▸ WRITTEN PROBLEM:
Copy out all of the material exactly as presented.

++++++

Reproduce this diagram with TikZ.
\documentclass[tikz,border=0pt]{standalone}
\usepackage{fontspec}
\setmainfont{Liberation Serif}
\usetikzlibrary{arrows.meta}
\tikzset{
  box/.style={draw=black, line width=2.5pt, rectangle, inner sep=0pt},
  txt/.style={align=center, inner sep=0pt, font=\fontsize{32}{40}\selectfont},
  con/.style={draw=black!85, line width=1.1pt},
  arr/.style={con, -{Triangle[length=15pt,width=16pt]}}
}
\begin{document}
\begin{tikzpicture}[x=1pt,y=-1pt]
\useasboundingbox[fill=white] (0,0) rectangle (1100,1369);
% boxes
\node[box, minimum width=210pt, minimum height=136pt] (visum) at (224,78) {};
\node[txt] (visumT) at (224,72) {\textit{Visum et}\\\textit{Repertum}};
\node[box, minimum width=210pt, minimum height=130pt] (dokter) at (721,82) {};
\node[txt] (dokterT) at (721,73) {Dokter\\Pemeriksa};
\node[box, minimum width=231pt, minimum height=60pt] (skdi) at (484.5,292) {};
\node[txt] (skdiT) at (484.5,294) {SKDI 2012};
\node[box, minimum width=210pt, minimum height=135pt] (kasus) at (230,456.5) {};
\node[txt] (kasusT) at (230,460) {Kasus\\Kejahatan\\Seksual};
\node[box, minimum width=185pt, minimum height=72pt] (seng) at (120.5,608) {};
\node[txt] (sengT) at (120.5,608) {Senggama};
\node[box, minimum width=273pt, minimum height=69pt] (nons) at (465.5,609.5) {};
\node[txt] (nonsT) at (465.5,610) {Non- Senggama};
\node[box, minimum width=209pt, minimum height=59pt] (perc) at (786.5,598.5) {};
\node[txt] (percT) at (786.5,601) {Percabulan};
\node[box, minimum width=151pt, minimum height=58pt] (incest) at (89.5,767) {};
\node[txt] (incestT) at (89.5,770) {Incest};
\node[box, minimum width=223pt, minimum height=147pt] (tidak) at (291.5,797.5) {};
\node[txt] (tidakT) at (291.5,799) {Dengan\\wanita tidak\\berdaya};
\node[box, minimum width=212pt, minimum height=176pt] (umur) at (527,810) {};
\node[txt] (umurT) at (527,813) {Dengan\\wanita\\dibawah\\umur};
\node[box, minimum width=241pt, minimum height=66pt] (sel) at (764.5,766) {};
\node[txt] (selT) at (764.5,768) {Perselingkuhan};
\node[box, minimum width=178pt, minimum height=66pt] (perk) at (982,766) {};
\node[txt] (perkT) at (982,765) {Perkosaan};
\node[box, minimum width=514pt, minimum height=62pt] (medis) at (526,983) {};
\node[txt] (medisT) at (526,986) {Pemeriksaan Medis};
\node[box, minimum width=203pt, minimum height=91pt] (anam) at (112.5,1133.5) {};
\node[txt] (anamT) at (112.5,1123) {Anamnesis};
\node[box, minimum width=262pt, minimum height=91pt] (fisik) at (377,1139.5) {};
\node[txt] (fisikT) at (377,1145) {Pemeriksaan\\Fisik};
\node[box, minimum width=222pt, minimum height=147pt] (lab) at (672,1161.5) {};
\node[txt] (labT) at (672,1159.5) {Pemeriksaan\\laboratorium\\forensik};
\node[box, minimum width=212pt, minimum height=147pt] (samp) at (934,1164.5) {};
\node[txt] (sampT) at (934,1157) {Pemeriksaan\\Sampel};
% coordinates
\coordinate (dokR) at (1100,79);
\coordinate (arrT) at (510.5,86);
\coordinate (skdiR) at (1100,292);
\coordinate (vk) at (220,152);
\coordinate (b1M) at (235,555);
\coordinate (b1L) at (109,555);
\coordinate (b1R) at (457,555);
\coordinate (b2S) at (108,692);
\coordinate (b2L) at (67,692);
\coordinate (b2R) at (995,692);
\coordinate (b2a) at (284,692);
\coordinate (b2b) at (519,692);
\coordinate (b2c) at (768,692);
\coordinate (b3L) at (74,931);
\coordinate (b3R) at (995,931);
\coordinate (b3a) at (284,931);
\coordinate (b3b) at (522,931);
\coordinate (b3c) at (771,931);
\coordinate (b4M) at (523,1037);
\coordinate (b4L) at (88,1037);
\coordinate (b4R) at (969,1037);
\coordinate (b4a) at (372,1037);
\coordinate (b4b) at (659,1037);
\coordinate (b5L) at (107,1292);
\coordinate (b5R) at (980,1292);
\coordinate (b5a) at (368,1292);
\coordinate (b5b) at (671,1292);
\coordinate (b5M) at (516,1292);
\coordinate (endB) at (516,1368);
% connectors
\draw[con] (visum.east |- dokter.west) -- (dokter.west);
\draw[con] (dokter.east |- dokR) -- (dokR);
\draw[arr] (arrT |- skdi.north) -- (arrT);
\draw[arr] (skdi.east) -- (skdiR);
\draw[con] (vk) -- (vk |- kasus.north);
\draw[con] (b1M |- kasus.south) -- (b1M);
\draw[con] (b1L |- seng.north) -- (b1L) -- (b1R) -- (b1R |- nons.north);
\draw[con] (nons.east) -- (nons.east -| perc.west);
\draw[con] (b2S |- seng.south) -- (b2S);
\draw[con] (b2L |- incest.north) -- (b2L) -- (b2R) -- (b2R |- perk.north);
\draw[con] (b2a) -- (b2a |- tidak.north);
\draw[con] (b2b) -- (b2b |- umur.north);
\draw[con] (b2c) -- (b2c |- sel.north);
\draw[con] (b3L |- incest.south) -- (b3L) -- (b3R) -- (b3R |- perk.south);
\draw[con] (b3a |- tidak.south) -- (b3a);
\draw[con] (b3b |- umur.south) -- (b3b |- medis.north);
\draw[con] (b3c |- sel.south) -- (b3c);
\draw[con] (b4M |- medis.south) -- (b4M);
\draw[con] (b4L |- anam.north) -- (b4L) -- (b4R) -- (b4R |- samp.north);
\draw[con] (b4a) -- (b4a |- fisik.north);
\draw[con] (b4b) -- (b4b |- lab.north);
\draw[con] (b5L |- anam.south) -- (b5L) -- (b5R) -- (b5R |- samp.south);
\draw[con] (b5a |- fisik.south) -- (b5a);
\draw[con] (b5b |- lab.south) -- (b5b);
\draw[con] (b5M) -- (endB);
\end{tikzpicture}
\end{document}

++++++

▸ RESULT:
Reproduce this diagram with TikZ.
\documentclass[tikz,border=0pt]{standalone}
\usepackage{fontspec}
\setmainfont{Liberation Serif}
\usetikzlibrary{arrows.meta}
\tikzset{
  box/.style={draw=black, line width=2.5pt, rectangle, inner sep=0pt},
  txt/.style={align=center, inner sep=0pt, font=\fontsize{32}{40}\selectfont},
  con/.style={draw=black!85, line width=1.1pt},
  arr/.style={con, -{Triangle[length=15pt,width=16pt]}}
}
\begin{document}
\begin{tikzpicture}[x=1pt,y=-1pt]
\useasboundingbox[fill=white] (0,0) rectangle (1100,1369);
% boxes
\node[box, minimum width=210pt, minimum height=136pt] (visum) at (224,78) {};
\node[txt] (visumT) at (224,72) {\textit{Visum et}\\\textit{Repertum}};
\node[box, minimum width=210pt, minimum height=130pt] (dokter) at (721,82) {};
\node[txt] (dokterT) at (721,73) {Dokter\\Pemeriksa};
\node[box, minimum width=231pt, minimum height=60pt] (skdi) at (484.5,292) {};
\node[txt] (skdiT) at (484.5,294) {SKDI 2012};
\node[box, minimum width=210pt, minimum height=135pt] (kasus) at (230,456.5) {};
\node[txt] (kasusT) at (230,460) {Kasus\\Kejahatan\\Seksual};
\node[box, minimum width=185pt, minimum height=72pt] (seng) at (120.5,608) {};
\node[txt] (sengT) at (120.5,608) {Senggama};
\node[box, minimum width=273pt, minimum height=69pt] (nons) at (465.5,609.5) {};
\node[txt] (nonsT) at (465.5,610) {Non- Senggama};
\node[box, minimum width=209pt, minimum height=59pt] (perc) at (786.5,598.5) {};
\node[txt] (percT) at (786.5,601) {Percabulan};
\node[box, minimum width=151pt, minimum height=58pt] (incest) at (89.5,767) {};
\node[txt] (incestT) at (89.5,770) {Incest};
\node[box, minimum width=223pt, minimum height=147pt] (tidak) at (291.5,797.5) {};
\node[txt] (tidakT) at (291.5,799) {Dengan\\wanita tidak\\berdaya};
\node[box, minimum width=212pt, minimum height=176pt] (umur) at (527,810) {};
\node[txt] (umurT) at (527,813) {Dengan\\wanita\\dibawah\\umur};
\node[box, minimum width=241pt, minimum height=66pt] (sel) at (764.5,766) {};
\node[txt] (selT) at (764.5,768) {Perselingkuhan};
\node[box, minimum width=178pt, minimum height=66pt] (perk) at (982,766) {};
\node[txt] (perkT) at (982,765) {Perkosaan};
\node[box, minimum width=514pt, minimum height=62pt] (medis) at (526,983) {};
\node[txt] (medisT) at (526,986) {Pemeriksaan Medis};
\node[box, minimum width=203pt, minimum height=91pt] (anam) at (112.5,1133.5) {};
\node[txt] (anamT) at (112.5,1123) {Anamnesis};
\node[box, minimum width=262pt, minimum height=91pt] (fisik) at (377,1139.5) {};
\node[txt] (fisikT) at (377,1145) {Pemeriksaan\\Fisik};
\node[box, minimum width=222pt, minimum height=147pt] (lab) at (672,1161.5) {};
\node[txt] (labT) at (672,1159.5) {Pemeriksaan\\laboratorium\\forensik};
\node[box, minimum width=212pt, minimum height=147pt] (samp) at (934,1164.5) {};
\node[txt] (sampT) at (934,1157) {Pemeriksaan\\Sampel};
% coordinates
\coordinate (dokR) at (1100,79);
\coordinate (arrT) at (510.5,86);
\coordinate (skdiR) at (1100,292);
\coordinate (vk) at (220,152);
\coordinate (b1M) at (235,555);
\coordinate (b1L) at (109,555);
\coordinate (b1R) at (457,555);
\coordinate (b2S) at (108,692);
\coordinate (b2L) at (67,692);
\coordinate (b2R) at (995,692);
\coordinate (b2a) at (284,692);
\coordinate (b2b) at (519,692);
\coordinate (b2c) at (768,692);
\coordinate (b3L) at (74,931);
\coordinate (b3R) at (995,931);
\coordinate (b3a) at (284,931);
\coordinate (b3b) at (522,931);
\coordinate (b3c) at (771,931);
\coordinate (b4M) at (523,1037);
\coordinate (b4L) at (88,1037);
\coordinate (b4R) at (969,1037);
\coordinate (b4a) at (372,1037);
\coordinate (b4b) at (659,1037);
\coordinate (b5L) at (107,1292);
\coordinate (b5R) at (980,1292);
\coordinate (b5a) at (368,1292);
\coordinate (b5b) at (671,1292);
\coordinate (b5M) at (516,1292);
\coordinate (endB) at (516,1368);
% connectors
\draw[con] (visum.east |- dokter.west) -- (dokter.west);
\draw[con] (dokter.east |- dokR) -- (dokR);
\draw[arr] (arrT |- skdi.north) -- (arrT);
\draw[arr] (skdi.east) -- (skdiR);
\draw[con] (vk) -- (vk |- kasus.north);
\draw[con] (b1M |- kasus.south) -- (b1M);
\draw[con] (b1L |- seng.north) -- (b1L) -- (b1R) -- (b1R |- nons.north);
\draw[con] (nons.east) -- (nons.east -| perc.west);
\draw[con] (b2S |- seng.south) -- (b2S);
\draw[con] (b2L |- incest.north) -- (b2L) -- (b2R) -- (b2R |- perk.north);
\draw[con] (b2a) -- (b2a |- tidak.north);
\draw[con] (b2b) -- (b2b |- umur.north);
\draw[con] (b2c) -- (b2c |- sel.north);
\draw[con] (b3L |- incest.south) -- (b3L) -- (b3R) -- (b3R |- perk.south);
\draw[con] (b3a |- tidak.south) -- (b3a);
\draw[con] (b3b |- umur.south) -- (b3b |- medis.north);
\draw[con] (b3c |- sel.south) -- (b3c);
\draw[con] (b4M |- medis.south) -- (b4M);
\draw[con] (b4L |- anam.north) -- (b4L) -- (b4R) -- (b4R |- samp.north);
\draw[con] (b4a) -- (b4a |- fisik.north);
\draw[con] (b4b) -- (b4b |- lab.north);
\draw[con] (b5L |- anam.south) -- (b5L) -- (b5R) -- (b5R |- samp.south);
\draw[con] (b5a |- fisik.south) -- (b5a);
\draw[con] (b5b |- lab.south) -- (b5b);
\draw[con] (b5M) -- (endB);
\end{tikzpicture}
\end{document}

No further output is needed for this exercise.